Now, in our streamlined 20th century, the courses are combined into
one, the meat wrapped up with the skin and the scallion in the
pancake, the vegetable course is omitted, and the soup is
presumably drunk by the staff.
Cut cabbage across into 1" to 1-1/2" chunks (these will separate on
cooking). Soak bean thread in water until soft, then cut into 6"
lengths (WARNING - if you omit this cutting, you may find a guest
choking on the stuff, which I did once).
Simmer in water to cover for 45 minutes: bones from 1 Peking duck:
carcass, neck, gizzard (which had been roasted with the duck),
wings, leg, and thigh bones.
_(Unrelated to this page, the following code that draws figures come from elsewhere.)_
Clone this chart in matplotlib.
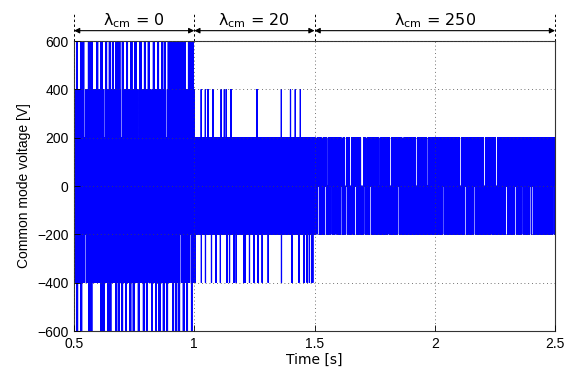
import matplotlib
matplotlib.use('Agg')
import matplotlib.pyplot as plt
import numpy as np

plt.rcParams['mathtext.default'] = 'regular'

# three operating segments, lambda_cm used in each, and the usual switching levels
seg_edges = [0.5, 1.0, 1.5, 2.5]
seg_lambda = [0, 20, 250]
seg_hi = [400, 200, 200]
seg_lo = [-400, -200, -200]

# lambda_cm = 0 : instants where the CM voltage reaches +600 / -600
peak_600 = [0.5125, 0.529, 0.538, 0.561, 0.572, 0.596, 0.614, 0.633, 0.648, 0.661,
            0.676, 0.688, 0.702, 0.720, 0.738, 0.755, 0.776, 0.794, 0.810, 0.831,
            0.849, 0.866, 0.877, 0.893, 0.899, 0.905, 0.911, 0.917, 0.923, 0.929,
            0.935, 0.941, 0.947, 0.953, 0.959, 0.977, 0.985, 0.993]
peak_m600 = [0.5125, 0.530, 0.564, 0.572, 0.614, 0.623, 0.641, 0.651, 0.675, 0.686,
             0.700, 0.716, 0.734, 0.748, 0.769, 0.790, 0.803, 0.824, 0.841, 0.855,
             0.873, 0.887, 0.912, 0.925, 0.938, 0.956, 0.970, 0.988]
# lambda_cm = 0 : instants where the max stays at +200 / the min stays at -200
hi_cut_200 = [0.544, 0.578, 0.626, 0.683, 0.697, 0.769, 0.786, 0.821, 0.884, 0.970]
lo_cut_200 = [0.547, 0.578, 0.591, 0.603, 0.628, 0.665, 0.707, 0.752, 0.808, 0.845,
              0.866, 0.907, 0.942, 0.984]

# lambda_cm = 20 : instants where the CM voltage reaches +400 / -400
peak_400 = [1.029, 1.046, 1.057, 1.077, 1.112, 1.125, 1.133, 1.153, 1.261, 1.362,
            1.400, 1.420, 1.441]
peak_m400 = [1.004, 1.029, 1.046, 1.071, 1.090, 1.108, 1.136, 1.146, 1.164, 1.174,
             1.206, 1.212, 1.229, 1.247, 1.265, 1.282, 1.307, 1.362, 1.406, 1.434,
             1.455, 1.469, 1.478, 1.487, 1.492]

# lambda_cm = 250 : instants where the max stays at 0 / the min stays at 0
hi_cut_0 = [1.506, 1.531, 1.552, 1.614, 1.628, 1.649, 1.695, 1.700, 1.714, 1.771,
            1.815, 1.867, 1.923, 1.968, 2.106, 2.206, 2.256]
lo_cut_0 = [1.510, 1.517, 1.545, 1.569, 1.589, 1.611, 1.632, 1.656, 1.670, 1.709,
            1.732, 1.809, 1.850, 2.035, 2.127, 2.166, 2.234, 2.298, 2.335, 2.366,
            2.397, 2.407, 2.495]

dt = 0.0005
t = np.arange(seg_edges[0], seg_edges[-1] + dt / 2, dt)
hi = np.zeros_like(t)
lo = np.zeros_like(t)
for k in range(len(seg_lambda)):
    m = (t >= seg_edges[k]) & (t <= seg_edges[k + 1])
    hi[m] = seg_hi[k]
    lo[m] = seg_lo[k]


def set_level(arr, times, value, half):
    for ts in times:
        arr[np.abs(t - ts) <= half] = value


set_level(hi, peak_600, 600, 0.003)
set_level(lo, peak_m600, -600, 0.003)
set_level(hi, hi_cut_200, 200, 0.0025)
set_level(lo, lo_cut_200, -200, 0.0025)
set_level(hi, peak_400, 400, 0.0015)
set_level(lo, peak_m400, -400, 0.0015)
set_level(hi, hi_cut_0, 0, 0.003)
set_level(lo, lo_cut_0, 0, 0.003)

# fast switching: alternate between the upper and lower level of each instant
v = np.where(np.arange(len(t)) % 2 == 0, hi, lo)

fig = plt.figure(figsize=(5.74, 3.77), dpi=100)
ax = fig.add_axes([0.129, 0.122, 0.838, 0.769])
ax.plot(t, v, color='#0000ff', lw=0.5)

ax.set_xlim(0.5, 2.5)
ax.set_ylim(-600, 600)
ax.set_xticks([0.5, 1, 1.5, 2, 2.5])
ax.set_xticklabels(['0.5', '1', '1.5', '2', '2.5'])
ax.set_yticks(range(-600, 601, 200))
ax.tick_params(direction='in', length=4, width=0.6, labelsize=10, pad=4)
for lab in ax.get_xticklabels() + ax.get_yticklabels():
    lab.set_family('Liberation Sans')
for s in ax.spines.values():
    s.set_linewidth(0.8)
    s.set_color('#333333')
ax.grid(True, color='#444444', lw=0.6, linestyle=(0, (1, 3.5)))
ax.set_axisbelow(False)

ax.set_xlabel('Time [s]', family='DejaVu Sans', fontsize=10, labelpad=2)
ax.set_ylabel('Common mode voltage [V]', family='Liberation Sans', fontsize=10, labelpad=4)

# segment markers above the axes
tr = ax.get_xaxis_transform()
for xe in seg_edges:
    ax.plot([xe, xe], [1.0, 1.1], transform=tr, color='black', lw=0.7,
            linestyle=(0, (2.5, 2.5)), clip_on=False)
for k in range(len(seg_lambda)):
    ax.annotate('', xy=(seg_edges[k], 1.036), xytext=(seg_edges[k + 1], 1.036),
                xycoords=tr, textcoords=tr,
                arrowprops=dict(arrowstyle='<|-|>', color='black', lw=0.8,
                                mutation_scale=8, shrinkA=0, shrinkB=0))
    ax.text((seg_edges[k] + seg_edges[k + 1]) / 2, 1.072,
            r'$\lambda_{cm}$ = %d' % seg_lambda[k],
            transform=tr, ha='center', va='center', fontsize=11.5)

fig.savefig('out.png', dpi=100)
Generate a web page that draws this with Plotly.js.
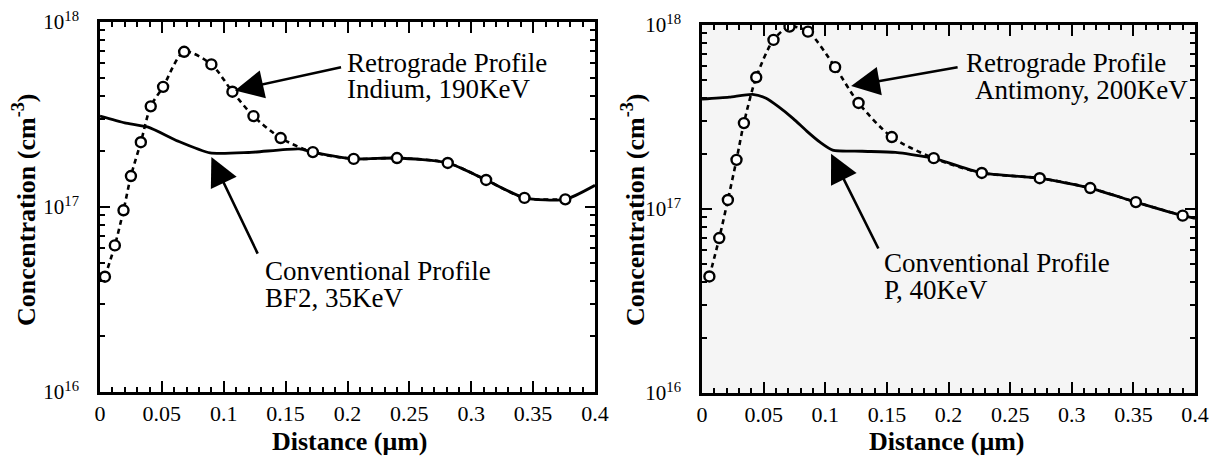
<!DOCTYPE html>
<html>
<head>
<meta charset="utf-8">
<script src="https://cdn.plot.ly/plotly-3.0.1.min.js"></script>
<style>
  html, body { margin: 0; padding: 0; background: #fff; }
  #chart { width: 1212px; height: 460px; }
</style>
</head>
<body>
<div id="chart"></div>
<script>
// ---- Left panel: Indium retrograde vs BF2 conventional ----
const leftRetroX = [0.004, 0.012, 0.019, 0.025, 0.033, 0.041, 0.051, 0.068, 0.090, 0.107, 0.124, 0.146, 0.172, 0.205, 0.240, 0.281, 0.312, 0.343, 0.376];
const leftRetroY = [4.2e16, 6.2e16, 9.6e16, 1.47e17, 2.24e17, 3.5e17, 4.46e17, 6.9e17, 5.9e17, 4.2e17, 3.1e17, 2.36e17, 1.98e17, 1.82e17, 1.84e17, 1.73e17, 1.4e17, 1.12e17, 1.1e17];
const leftConvX = [0, 0.020, 0.039, 0.063, 0.089, 0.120, 0.161, 0.172, 0.205, 0.240, 0.281, 0.312, 0.343, 0.376, 0.400];
const leftConvY = [3.1e17, 2.85e17, 2.7e17, 2.27e17, 1.96e17, 1.97e17, 2.06e17, 1.98e17, 1.82e17, 1.84e17, 1.73e17, 1.4e17, 1.12e17, 1.1e17, 1.31e17];

// ---- Right panel: Antimony retrograde vs P conventional ----
const rightRetroX = [0.006, 0.014, 0.021, 0.028, 0.034, 0.044, 0.058, 0.071, 0.086, 0.108, 0.127, 0.154, 0.188, 0.227, 0.274, 0.315, 0.352, 0.390];
const rightRetroY = [4.3e16, 6.95e16, 1.12e17, 1.85e17, 2.93e17, 5.2e17, 8.3e17, 9.8e17, 9.2e17, 5.9e17, 3.77e17, 2.46e17, 1.89e17, 1.57e17, 1.47e17, 1.3e17, 1.09e17, 9.2e16];
const rightConvX = [0, 0.022, 0.041, 0.052, 0.062, 0.074, 0.085, 0.096, 0.106, 0.130, 0.157, 0.182, 0.188, 0.227, 0.274, 0.315, 0.352, 0.390, 0.400];
const rightConvY = [3.96e17, 4.06e17, 4.2e17, 4.0e17, 3.6e17, 3.1e17, 2.65e17, 2.3e17, 2.09e17, 2.06e17, 2.03e17, 1.92e17, 1.89e17, 1.57e17, 1.47e17, 1.3e17, 1.09e17, 9.2e16, 8.9e16];

// ---- Tick labels ----
const xTickVals = [0, 0.05, 0.1, 0.15, 0.2, 0.25, 0.3, 0.35, 0.4];
const xTickText = ['0', '0.05', '0.1', '0.15', '0.2', '0.25', '0.3', '0.35', '0.4'];
const yTickVals = [1e16, 1e17, 1e18];
const yTickText = ['10<sup>16</sup>', '10<sup>17</sup>', '10<sup>18</sup>'];

// ---- Texts ----
const yTitle = 'Concentration (cm<sup>-3</sup>)';
const xTitle = 'Distance (\u03bcm)';
const leftRetroLabel = ['Retrograde Profile', 'Indium, 190KeV'];
const leftConvLabel = ['Conventional Profile', 'BF2, 35KeV'];
const rightRetroLabel = ['Retrograde Profile', 'Antimony, 200KeV'];
const rightConvLabel = ['Conventional Profile', 'P, 40KeV'];

const SERIF = 'Liberation Serif';
const W = 1212, H = 460;
const px = v => v / W;
const py = v => 1 - v / H;

function convTrace(x, y, xa, ya) {
  return { x, y, xaxis: xa, yaxis: ya, type: 'scatter', mode: 'lines',
    line: { color: '#000', width: 2.8, shape: 'spline', smoothing: 0.6 }, hoverinfo: 'skip' };
}
function retroTrace(x, y, xa, ya) {
  return { x, y, xaxis: xa, yaxis: ya, type: 'scatter', mode: 'lines+markers',
    line: { color: '#000', width: 2.6, dash: '5px,4px', shape: 'spline', smoothing: 0.8 },
    marker: { symbol: 'circle', size: 10, color: '#fff', line: { color: '#000', width: 2.4 } },
    hoverinfo: 'skip' };
}

const data = [
  convTrace(leftConvX, leftConvY, 'x', 'y'),
  retroTrace(leftRetroX, leftRetroY, 'x', 'y'),
  convTrace(rightConvX, rightConvY, 'x2', 'y2'),
  retroTrace(rightRetroX, rightRetroY, 'x2', 'y2')
];

function xAxis(domain, anchor) {
  return {
    domain, anchor, range: [0, 0.4], tickmode: 'array', tickvals: xTickVals, ticktext: xTickText,
    ticks: 'inside', ticklen: 11, tickwidth: 2, tickcolor: '#000',
    minor: { dtick: 0.01, ticks: 'inside', ticklen: 5, tickwidth: 2, tickcolor: '#000', showgrid: false },
    showline: true, linewidth: 2.8, linecolor: '#000', mirror: 'ticks',
    showgrid: false, zeroline: false, fixedrange: true, ticklabelstandoff: 0,
    tickfont: { family: SERIF, size: 22, color: '#000' }
  };
}
function yAxis(domain, anchor) {
  return {
    domain, anchor, type: 'log', range: [16, 18], tickmode: 'array', tickvals: yTickVals, ticktext: yTickText,
    ticks: 'inside', ticklen: 10, tickwidth: 2, tickcolor: '#000',
    minor: { dtick: 'D1', ticks: 'inside', ticklen: 5, tickwidth: 2, tickcolor: '#000', showgrid: false },
    showline: true, linewidth: 2.8, linecolor: '#000', mirror: 'ticks',
    showgrid: false, zeroline: false, fixedrange: true, ticklabelstandoff: 14,
    tickfont: { family: SERIF, size: 21, color: '#000' }
  };
}

function textAnn(text, x, y, opts) {
  return Object.assign({ text, xref: 'paper', yref: 'paper', x, y, xanchor: 'left', yanchor: 'middle',
    showarrow: false, font: { family: SERIF, size: 27, color: '#000' } }, opts || {});
}
function arrowAnn(xref, yref, tipX, tipY, tailX, tailY) {
  return { text: '', xref, yref, axref: xref, ayref: yref, x: tipX, y: tipY, ax: tailX, ay: tailY,
    showarrow: true, arrowhead: 2, arrowsize: 2.2, arrowwidth: 2.6, arrowcolor: '#000', standoff: 0 };
}

const boldFont = { family: SERIF, size: 26, color: '#000', weight: 'bold' };
const annotations = [
  textAnn(leftRetroLabel[0], px(345), py(63)),
  textAnn(leftRetroLabel[1], px(345), py(89)),
  textAnn(leftConvLabel[0], px(263), py(271)),
  textAnn(leftConvLabel[1], px(263), py(298)),
  textAnn(rightRetroLabel[0], px(964), py(63)),
  textAnn(rightRetroLabel[1], px(973), py(90)),
  textAnn(rightConvLabel[0], px(882), py(263)),
  textAnn(rightConvLabel[1], px(882), py(290)),
  // axis titles
  textAnn(xTitle, px(350), py(441), { xanchor: 'center', font: boldFont }),
  textAnn(xTitle, px(947), py(441), { xanchor: 'center', font: boldFont }),
  textAnn(yTitle, px(24), py(210), { xanchor: 'center', textangle: -90, font: boldFont }),
  textAnn(yTitle, px(633), py(210), { xanchor: 'center', textangle: -90, font: boldFont }),
  // arrows
  arrowAnn('x', 'y', 0.109, 17.63, 0.196, 17.757),
  arrowAnn('x', 'y', 0.090, 17.27, 0.128, 16.74),
  arrowAnn('x2', 'y2', 0.121, 17.668, 0.2086, 17.772),
  arrowAnn('x2', 'y2', 0.1047, 17.30, 0.1437, 16.777)
];

const layout = {
  width: W, height: H,
  margin: { l: 0, r: 0, t: 0, b: 0 },
  paper_bgcolor: '#fff', plot_bgcolor: '#fff',
  showlegend: false,
  font: { family: SERIF, color: '#000' },
  xaxis: xAxis([100 / W, 595 / W], 'y'),
  yaxis: yAxis([1 - 392 / H, 1 - 22 / H], 'x'),
  xaxis2: xAxis([702 / W, 1195 / W], 'y2'),
  yaxis2: yAxis([1 - 393 / H, 1 - 25 / H], 'x2'),
  shapes: [
    { type: 'rect', xref: 'x2 domain', yref: 'y2 domain', x0: 0, x1: 1, y0: 0, y1: 1,
      fillcolor: '#f5f5f5', line: { width: 0 }, layer: 'below' }
  ],
  annotations
};

Plotly.newPlot('chart', data, layout, { staticPlot: true, displayModeBar: false });
</script>
</body>
</html>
Season with 1 scallion and 1 slice
ginger.
Heat oil in a soup kettle. Add ginger, salt, and cabbage. Stir-fry
1 minute. Add all remaining ingredients except bean thread,
gizzard, and MSG (if used). Cover and cook until cabbage is tender,
3 minutes or so. Bring soup to a boil, add bean thread, gizzard,
and MSG. Turn heat off. Serve immediately.